Edge damage from feather sticking with a UF2, tips for improving technique?

Yeah, seriously, it's time to send this one back to the mothership and we can all take a closer look.

If you will contact Jo, you can coordinate return with her. You will be compensated for return shipping and we will replace your knife and add something to the return package to make it worth your time
 
Yeah, seriously, it's time to send this one back to the mothership and we can all take a closer look.

If you will contact Jo, you can coordinate return with her. You will be compensated for return shipping and we will replace your knife and add something to the return package to make it worth your time
LOL…here come all the guys chopping rocks trying to get free stuff from CPK…
 
Do whatever is necessary to make this happen. As great as they appear on the internet they are so much cooler in real life.

Can confirm this. This one felt incredible in the hand and it will be sorely missed. Reading everyone telling me that I basically should be able to do what I did, with no damage kinda blows my mind. I think I made a good first choice for a serious fixed blade. My only regret is not getting into CPKs sooner!
 
Hey friends!

Hopefully this is the right place for this question, but here we go. So I managed to snag my first CPK (yay!), a UF2 specifically. Outside of some cheapie moras, this is my first real fixed blade. I tend to be a kitchen and folder guy so not much fixed blade experience. The thing is a gorgeous monster, fit and finish is beyond reproach.

I figured a feather stick was a pretty good way to break it in. 20 or so cuts into a pine 2x4 (nothing near knots) I noticed there was some edge deflection. No chips, but noticeable under the pad of the thumb and caught the light pretty good. I spent 30-40 minutes stropping on a stone that veers towards fine/extra fine and got most of the damage out, but I was wondering if anyone happens to have any advice or tips and tricks for using fixed blades to avoid it in the future.

Thanks!
Sounds like you should have stuck with your Mora's. I've never damaged my edges through hard woods. 🤣
 
Can confirm this. This one felt incredible in the hand and it will be sorely missed. Reading everyone telling me that I basically should be able to do what I did, with no damage kinda blows my mind.
Yep. Like I said, I've cut tougher stuff than pine, not to mention the blade slipping and slamming into the side of the polymer leg, with no damage at all. I'll admit that I was kinda scared to look at the edge after that, but I was happy to see no damage or anything.
I think I made a good first choice for a serious fixed blade. My only regret is not getting into CPKs sooner!
Me too. But I'm getting caught up now. I have bought several of their knives and have a DEK2 and a UF2 coming.
 
Can confirm this. This one felt incredible in the hand and it will be sorely missed. Reading everyone telling me that I basically should be able to do what I did, with no damage kinda blows my mind. I think I made a good first choice for a serious fixed blade. My only regret is not getting into CPKs sooner!
I think at the beginning you said you are more into kitchen cutlery. But as you already know, outdoor fixed blades, especially the hard use ones have whole different sets of design criterias. You would get edge damage with what you were doing if you were using one of your superhard super thin kitchen knives. But with outdoor knives that is not the case unless you are using a knife with a very delicate grind such as zero grind scandi with acute bevel angles.

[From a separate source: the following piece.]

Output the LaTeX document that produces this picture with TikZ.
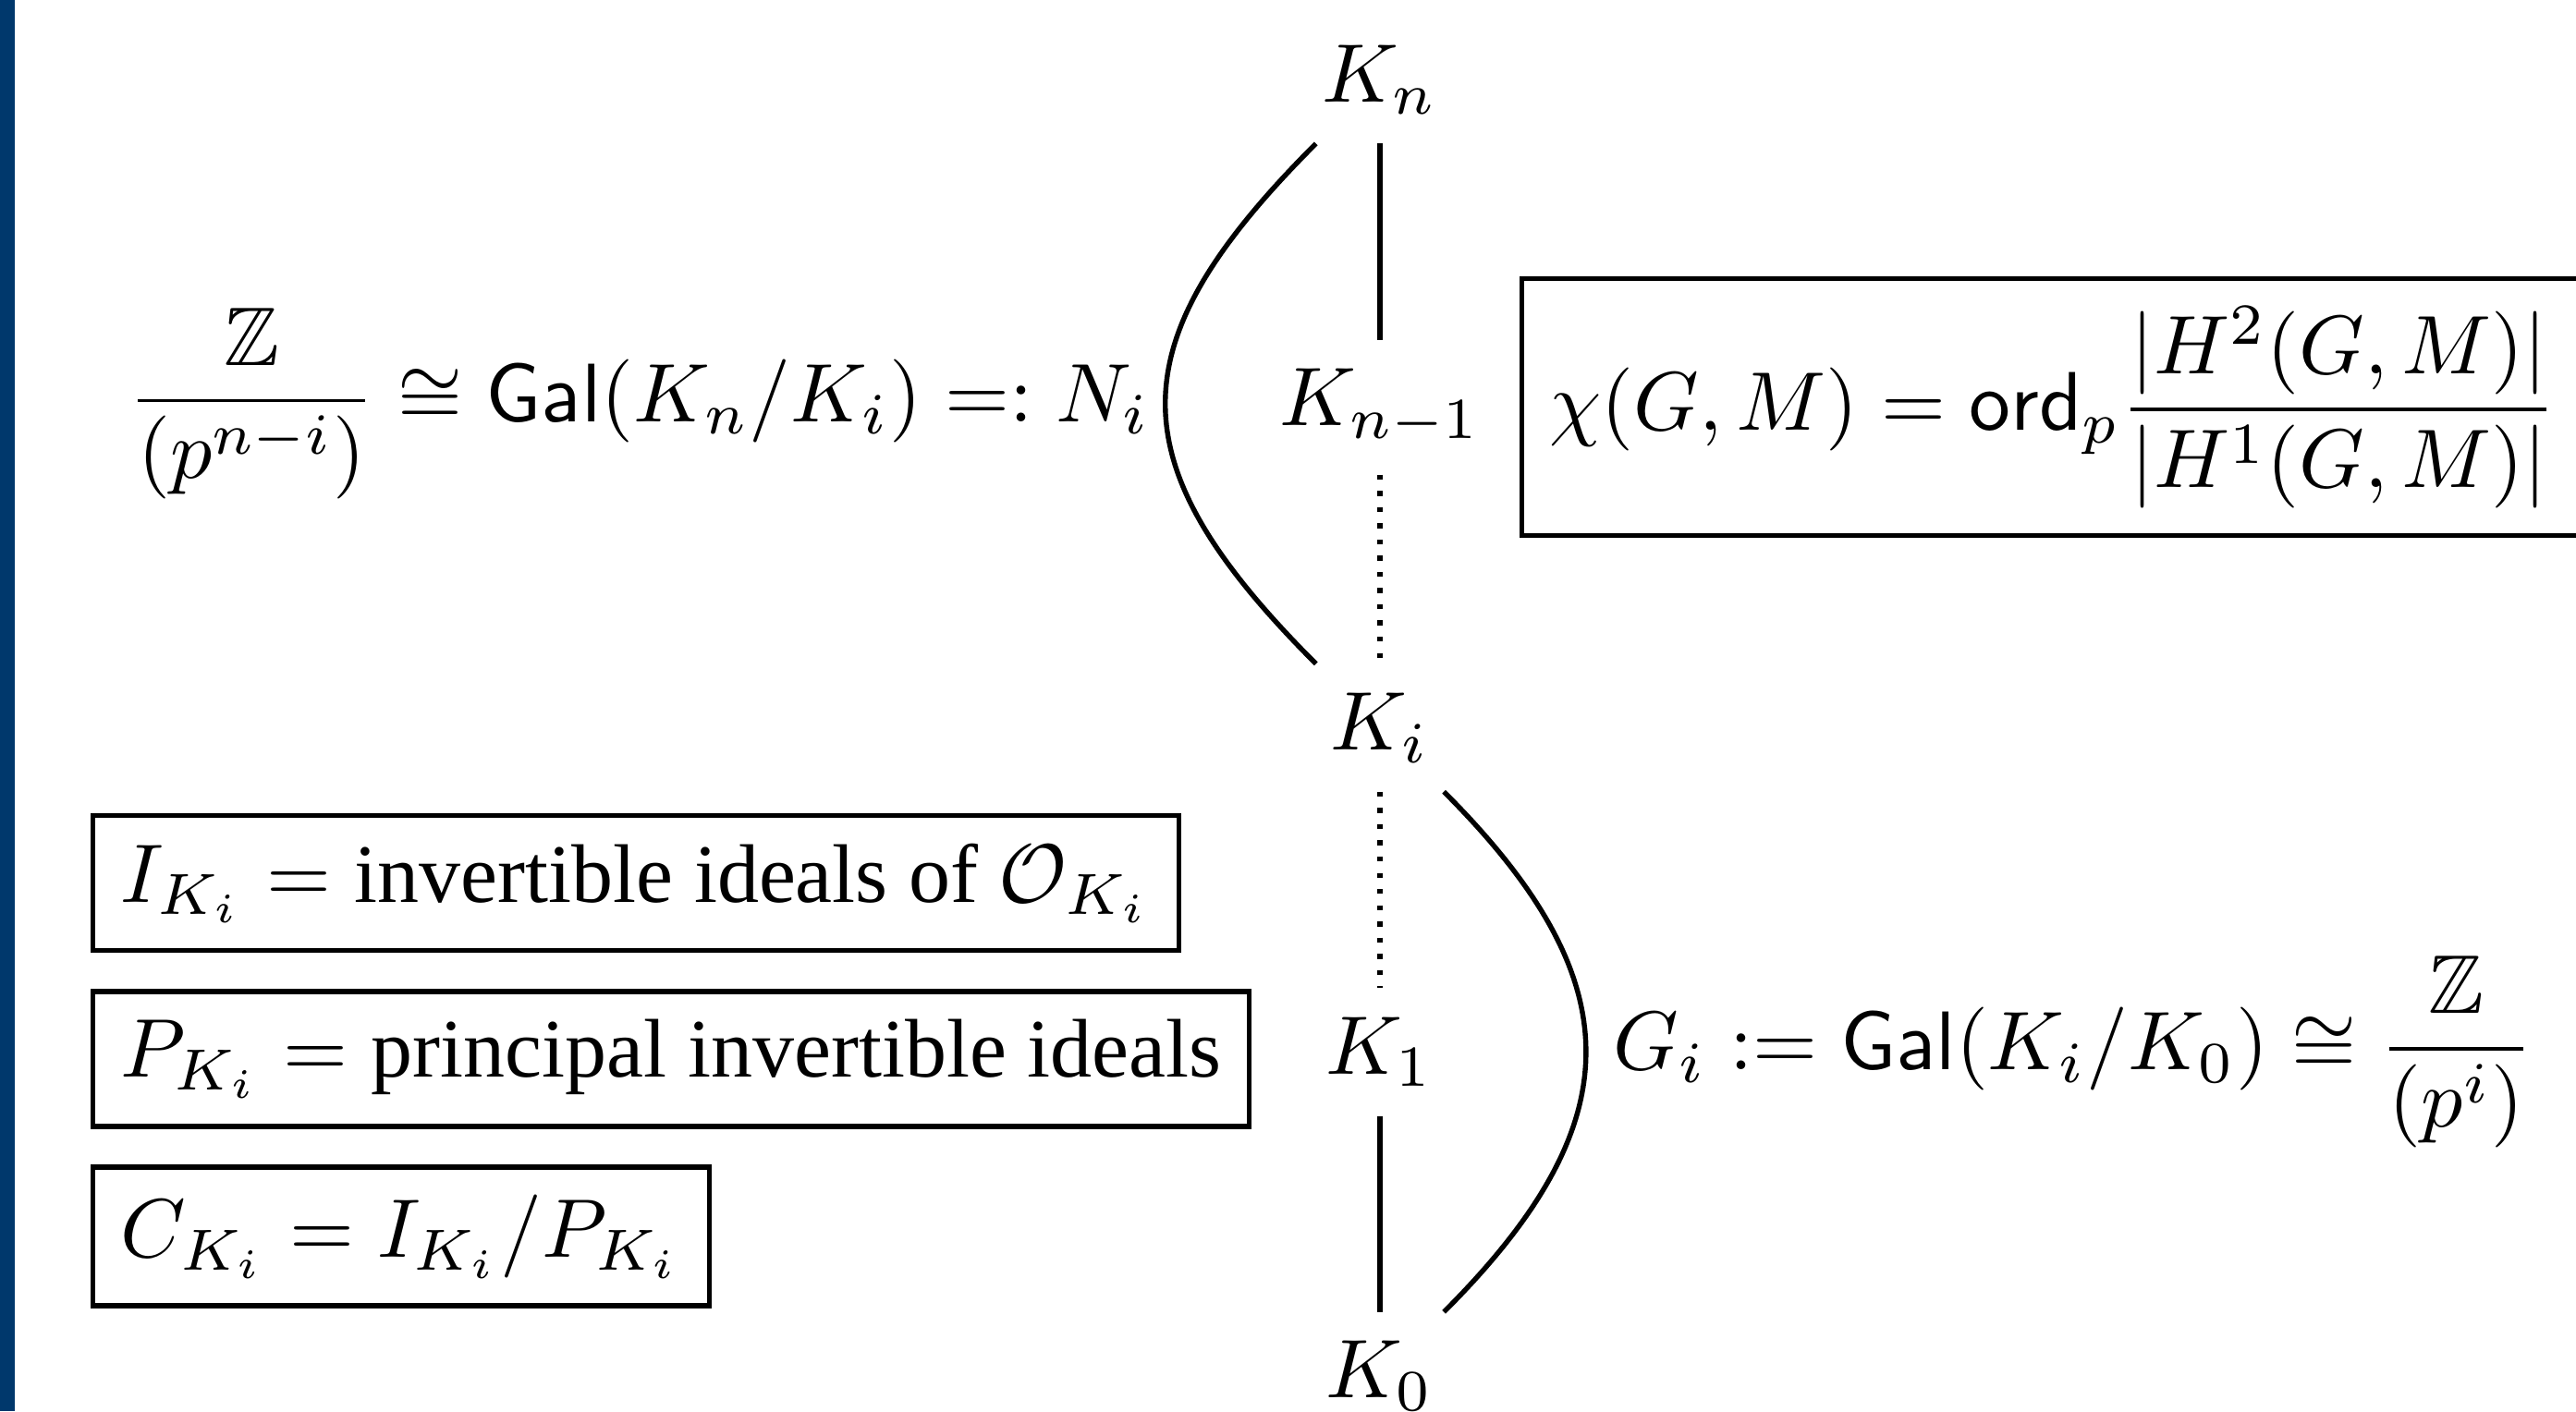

A few days ago, I was force cutting 3/4-1 inch thick green tree branches with my Spyderco Bushcraft knife which has zero scandi grind with very acute angles for a scandi (making it an ideal wood carving knife) and the edge got some rolls. After a few swipes with a cheap no name white ceramic stone followed by strop progression the edge was again hair whittling sharp. So, not only the steel, but the grind type, thickness, what you are cutting and how you are cutting all play a role to what happens to your edge. While Spyderco Bushcraft knife sits at delicate outdoor use end of the spectrum, most CPK knives (if not all) lies harduse (often most would consider knife abuse) end of the spectrum. Watch some of CPK videos from youtube to see what kind of abuse they can.
 
Nathan your yard is so green it looks otherworldly to a guy from New Mexico.

I grew up here and even I find this current humidity just staggering. There's enough moisture in the air you could almost swim. The local airlines are launching submarines now. I can't take a rifle with optics outside without the external glass fogging up. There is a real problem with condensation everywhere, I'm running big dehumidifiers in the house and the shop to prevent water damage. It's early in the morning and the dew point is already 70. It is staggering. Yeah, the grass is very green.
 
Every other knife maker - not my fault, scorched earth policy.

Nate - how dare one of my products even think about failure.

The man’s passion and perfectionist attitude set a ridiculously high standard

Not quite every other maker. But certainly very few. The one I'm thinking of (sorry, no names here out of respect) replaced a knife that had been run over by a riding mower, where broken pieces were shot around the yard. And many others.

But I absolutely agree with your third sentence, which is why I'm a customer here. The relentless testing, the degree of public engagement and angst, the creation of solid community; it's the whole package.

Nathan is practically begging the OP to send that knife in. Big props.